Dean of School of Information and Communication Studies University of Ghana

Personal details
- Alma mater: University of Ghana (B.A.); Brigham Young University (M.A); University of Birmingham (PhD);
- Occupation: Lecturer
- Profession: Professor

= Audrey Gadzekpo =

Ghanaian dean and media practitioner

Professor Audrey Sitsofe Gadzekpo is a Ghanaian media practitioner and dean of the School of Information and Communications Studies at the University of Ghana. She was formerly a Communications Consultant and Lecturer who represented women's groups. She is also a member of the Webster Ghana's advisory board.

== Education ==
She is an Associate professor of Journalism and Media Studies. She attended the University of Birmingham in Britain where she graduated with PhD in Education at the Center for West African Studies. She had her M.A in Communications from Brigham Young University in Utah in USA and her Bachelor of Arts in English from the University of Ghana.

== Career ==
She began her career in 1993. In January 2017, President Nana Akufo-Addo named her as a committee member for the planning of the 60th Independent anniversary of Ghana.

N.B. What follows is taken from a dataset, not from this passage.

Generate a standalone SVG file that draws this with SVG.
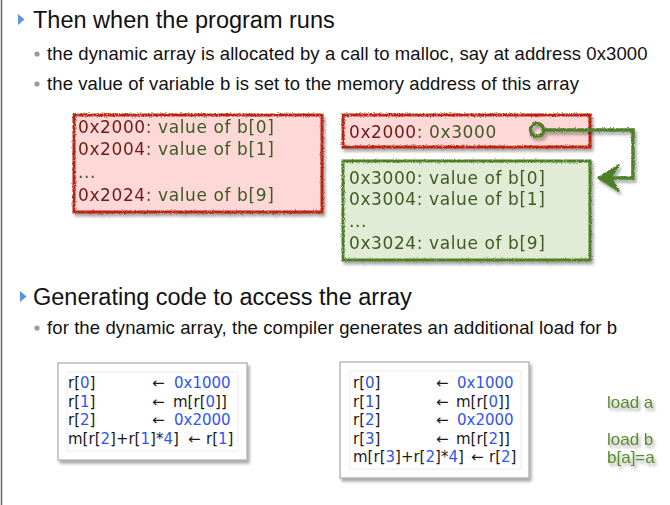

In June 2017, she was among the members of the National Media Commission that were inducted to help pass the Broadcasting and the Right to Information bills into law.

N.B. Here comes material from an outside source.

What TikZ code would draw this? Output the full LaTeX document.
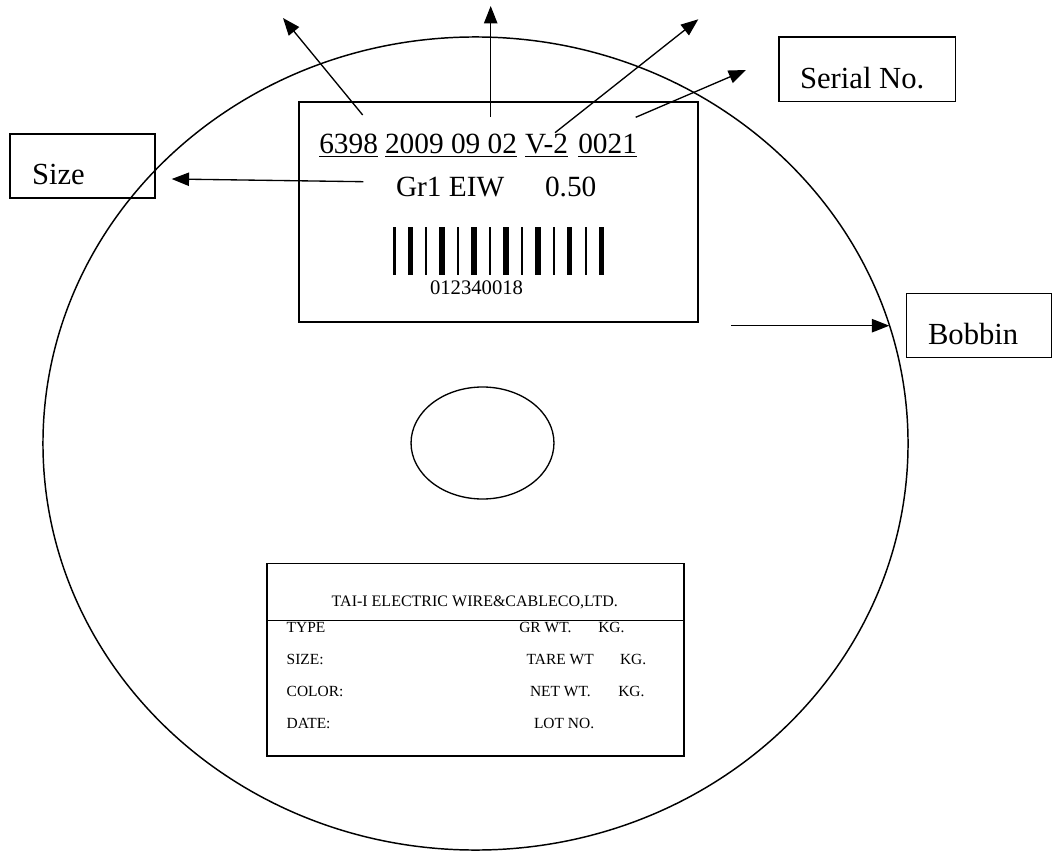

In June 2017, she spoke at the Maiden Edition of Women in PR Ghana Seminar with Dr. Ayokoe Anim-Wright, Cynthia E. Ofori-Dwumfuo and Gifty Bingley.

Her research is primarily geared towards gender, media and governance issues.

In February 2021, she was among an eight-member committee to select a new name for the Film industry in Ghana.

She is currently the Dean of School of Information and Communication Studies at the University of Ghana.

== Personal life ==
She has a daughter called Nubuke Gadzekpo Amoah who is a fellow of the third class of the Africa Leadership Initiative-West Africa and a member of the Aspen Global Leadership Network.

== Awards and honors ==
She was a visiting scholar at Northwestern University in Chicago in USA at the Program of African Studies from September to December 2005.

She was also a Guest Researcher at Nordic Africa Institute in the African Guest Researchers Program in 2012 (Research Cluster ‘Conflict, Security and Democratic Transformation).

In March 2020, she received an award in the 5th Ghana Women of Excellence Awards for her leadership role.

She was paid homage by Anas Aremeyaw Anas for her role in his rise through the undercover journalism in Ghana.